■ What is being asked ■
Repeat the data below exactly, dropping any pictures it holds.

■ Provided material ■
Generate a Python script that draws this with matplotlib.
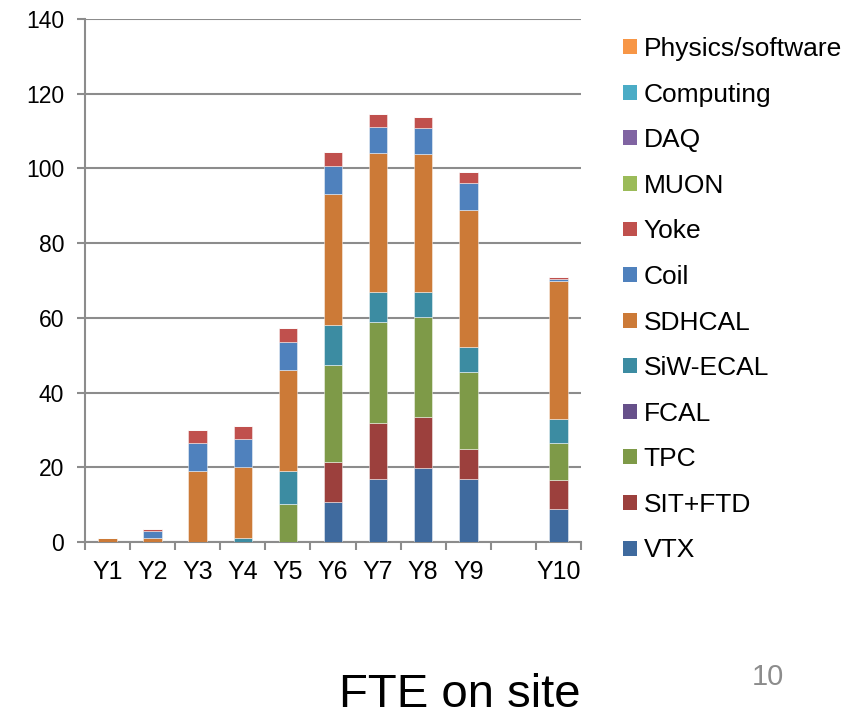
import matplotlib
matplotlib.use("Agg")
import matplotlib.pyplot as plt
from matplotlib.patches import Patch
import numpy as np

plt.rcParams['font.family'] = ['Liberation Sans', 'DejaVu Sans']

categories = ["Y1", "Y2", "Y3", "Y4", "Y5", "Y6", "Y7", "Y8", "Y9", "", "Y10"]

series_names = ["VTX", "SIT+FTD", "TPC", "FCAL", "SiW-ECAL", "SDHCAL",
                "Coil", "Yoke", "MUON", "DAQ", "Computing", "Physics/software"]

vtx      = [0, 0,   0,    0,    0,    10.8, 16.8, 19.7, 16.8, 0, 8.7]
sit_ftd  = [0, 0,   0,    0,    0,    10.7, 15.1, 13.7, 8.0,  0, 7.9]
tpc      = [0, 0,   0,    0,    10.1, 25.9, 27.1, 26.9, 20.8, 0, 9.8]
fcal     = [0, 0,   0,    0,    0,    0,    0,    0,    0,    0, 0]
siw_ecal = [0, 0,   0,    1.1,  9.0,  10.7, 8.0,  6.5,  6.5,  0, 6.4]
sdhcal   = [1.1, 1.1, 19.1, 18.9, 26.9, 35.0, 37.0, 37.1, 36.9, 0, 37.1]
coil     = [0, 1.9, 7.5,  7.5,  7.6,  7.6,  7.2,  6.8,  7.0,  0, 0.4]
yoke     = [0, 0.6, 3.5,  3.5,  3.6,  3.6,  3.4,  3.1,  3.0,  0, 0.7]
muon     = [0, 0,   0,    0,    0,    0,    0,    0,    0,    0, 0]
daq      = [0, 0,   0,    0,    0,    0,    0,    0,    0,    0, 0]
computing = [0, 0,  0,    0,    0,    0,    0,    0,    0,    0, 0]
physics  = [0, 0,   0,    0,    0,    0,    0,    0,    0,    0, 0]

series_values = [vtx, sit_ftd, tpc, fcal, siw_ecal, sdhcal,
                 coil, yoke, muon, daq, computing, physics]

colors = ["#3F6A9E", "#9C403D", "#7E9A48", "#66508A", "#3C8CA2", "#CC7A37",
          "#4F81BD", "#C0504D", "#9BBB59", "#8064A2", "#4BACC6", "#F79646"]

yticks = [0, 20, 40, 60, 80, 100, 120, 140]

fig = plt.figure(figsize=(8.58, 7.22), dpi=100)
fig.patch.set_facecolor("white")
ax = fig.add_axes([85/858, 1 - 542/722, (581 - 85)/858, (542 - 19)/722])

x = np.arange(len(categories))
bottom = np.zeros(len(categories))
for name, vals, col in zip(series_names, series_values, colors):
    v = np.array(vals, dtype=float)
    ax.bar(x, v, width=0.41, bottom=bottom, color=col, label=name,
           edgecolor=(1, 1, 1, 0.45), linewidth=0.7, zorder=3)
    bottom += v

grid_col = "#8C8C8C"
ax.set_xlim(-0.5, len(categories) - 0.5)
ax.set_ylim(0, 140)
ax.set_yticks(yticks)
ax.set_yticklabels([str(t) for t in yticks], fontsize=16.5)
ax.yaxis.grid(True, color=grid_col, linewidth=1.5, zorder=0)
ax.set_axisbelow(True)

ax.set_xticks(x)
ax.set_xticklabels(categories, fontsize=18)
ax.set_xticks(np.arange(-0.5, len(categories)), minor=True)
ax.tick_params(axis="x", which="major", length=0, pad=13)
ax.tick_params(axis="x", which="minor", length=6, width=1.5, color=grid_col, direction="out")
ax.tick_params(axis="y", length=6, width=1.5, color=grid_col, direction="out", pad=9)

for s in ["top", "right"]:
    ax.spines[s].set_visible(False)
for s in ["left", "bottom"]:
    ax.spines[s].set_color(grid_col)
    ax.spines[s].set_linewidth(1.5)

handles = [Patch(facecolor=c, edgecolor="none") for c in colors][::-1]
labels = series_names[::-1]
fig.legend(handles, labels, loc="upper left", bbox_to_anchor=(623/858, 1 - 37/722),
           frameon=False, fontsize=19, handlelength=0.53, handleheight=0.49,
           handletextpad=0.25, labelspacing=0.818, borderaxespad=0, borderpad=0)

fig.text(460/858, 1 - 707/722, "FTE on site", fontsize=34, ha="center", va="baseline")
fig.text(768/858, 1 - 685/722, "10", fontsize=21, ha="center", va="baseline", color="#8C8C8C")

fig.savefig("out.png", dpi=100, facecolor="white")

■ Exercise response ■
Generate a Python script that draws this with matplotlib.
import matplotlib
matplotlib.use("Agg")
import matplotlib.pyplot as plt
from matplotlib.patches import Patch
import numpy as np

plt.rcParams['font.family'] = ['Liberation Sans', 'DejaVu Sans']

categories = ["Y1", "Y2", "Y3", "Y4", "Y5", "Y6", "Y7", "Y8", "Y9", "", "Y10"]

series_names = ["VTX", "SIT+FTD", "TPC", "FCAL", "SiW-ECAL", "SDHCAL",
                "Coil", "Yoke", "MUON", "DAQ", "Computing", "Physics/software"]

vtx      = [0, 0,   0,    0,    0,    10.8, 16.8, 19.7, 16.8, 0, 8.7]
sit_ftd  = [0, 0,   0,    0,    0,    10.7, 15.1, 13.7, 8.0,  0, 7.9]
tpc      = [0, 0,   0,    0,    10.1, 25.9, 27.1, 26.9, 20.8, 0, 9.8]
fcal     = [0, 0,   0,    0,    0,    0,    0,    0,    0,    0, 0]
siw_ecal = [0, 0,   0,    1.1,  9.0,  10.7, 8.0,  6.5,  6.5,  0, 6.4]
sdhcal   = [1.1, 1.1, 19.1, 18.9, 26.9, 35.0, 37.0, 37.1, 36.9, 0, 37.1]
coil     = [0, 1.9, 7.5,  7.5,  7.6,  7.6,  7.2,  6.8,  7.0,  0, 0.4]
yoke     = [0, 0.6, 3.5,  3.5,  3.6,  3.6,  3.4,  3.1,  3.0,  0, 0.7]
muon     = [0, 0,   0,    0,    0,    0,    0,    0,    0,    0, 0]
daq      = [0, 0,   0,    0,    0,    0,    0,    0,    0,    0, 0]
computing = [0, 0,  0,    0,    0,    0,    0,    0,    0,    0, 0]
physics  = [0, 0,   0,    0,    0,    0,    0,    0,    0,    0, 0]

series_values = [vtx, sit_ftd, tpc, fcal, siw_ecal, sdhcal,
                 coil, yoke, muon, daq, computing, physics]

colors = ["#3F6A9E", "#9C403D", "#7E9A48", "#66508A", "#3C8CA2", "#CC7A37",
          "#4F81BD", "#C0504D", "#9BBB59", "#8064A2", "#4BACC6", "#F79646"]

yticks = [0, 20, 40, 60, 80, 100, 120, 140]

fig = plt.figure(figsize=(8.58, 7.22), dpi=100)
fig.patch.set_facecolor("white")
ax = fig.add_axes([85/858, 1 - 542/722, (581 - 85)/858, (542 - 19)/722])

x = np.arange(len(categories))
bottom = np.zeros(len(categories))
for name, vals, col in zip(series_names, series_values, colors):
    v = np.array(vals, dtype=float)
    ax.bar(x, v, width=0.41, bottom=bottom, color=col, label=name,
           edgecolor=(1, 1, 1, 0.45), linewidth=0.7, zorder=3)
    bottom += v

grid_col = "#8C8C8C"
ax.set_xlim(-0.5, len(categories) - 0.5)
ax.set_ylim(0, 140)
ax.set_yticks(yticks)
ax.set_yticklabels([str(t) for t in yticks], fontsize=16.5)
ax.yaxis.grid(True, color=grid_col, linewidth=1.5, zorder=0)
ax.set_axisbelow(True)

ax.set_xticks(x)
ax.set_xticklabels(categories, fontsize=18)
ax.set_xticks(np.arange(-0.5, len(categories)), minor=True)
ax.tick_params(axis="x", which="major", length=0, pad=13)
ax.tick_params(axis="x", which="minor", length=6, width=1.5, color=grid_col, direction="out")
ax.tick_params(axis="y", length=6, width=1.5, color=grid_col, direction="out", pad=9)

for s in ["top", "right"]:
    ax.spines[s].set_visible(False)
for s in ["left", "bottom"]:
    ax.spines[s].set_color(grid_col)
    ax.spines[s].set_linewidth(1.5)

handles = [Patch(facecolor=c, edgecolor="none") for c in colors][::-1]
labels = series_names[::-1]
fig.legend(handles, labels, loc="upper left", bbox_to_anchor=(623/858, 1 - 37/722),
           frameon=False, fontsize=19, handlelength=0.53, handleheight=0.49,
           handletextpad=0.25, labelspacing=0.818, borderaxespad=0, borderpad=0)

fig.text(460/858, 1 - 707/722, "FTE on site", fontsize=34, ha="center", va="baseline")
fig.text(768/858, 1 - 685/722, "10", fontsize=21, ha="center", va="baseline", color="#8C8C8C")

fig.savefig("out.png", dpi=100, facecolor="white")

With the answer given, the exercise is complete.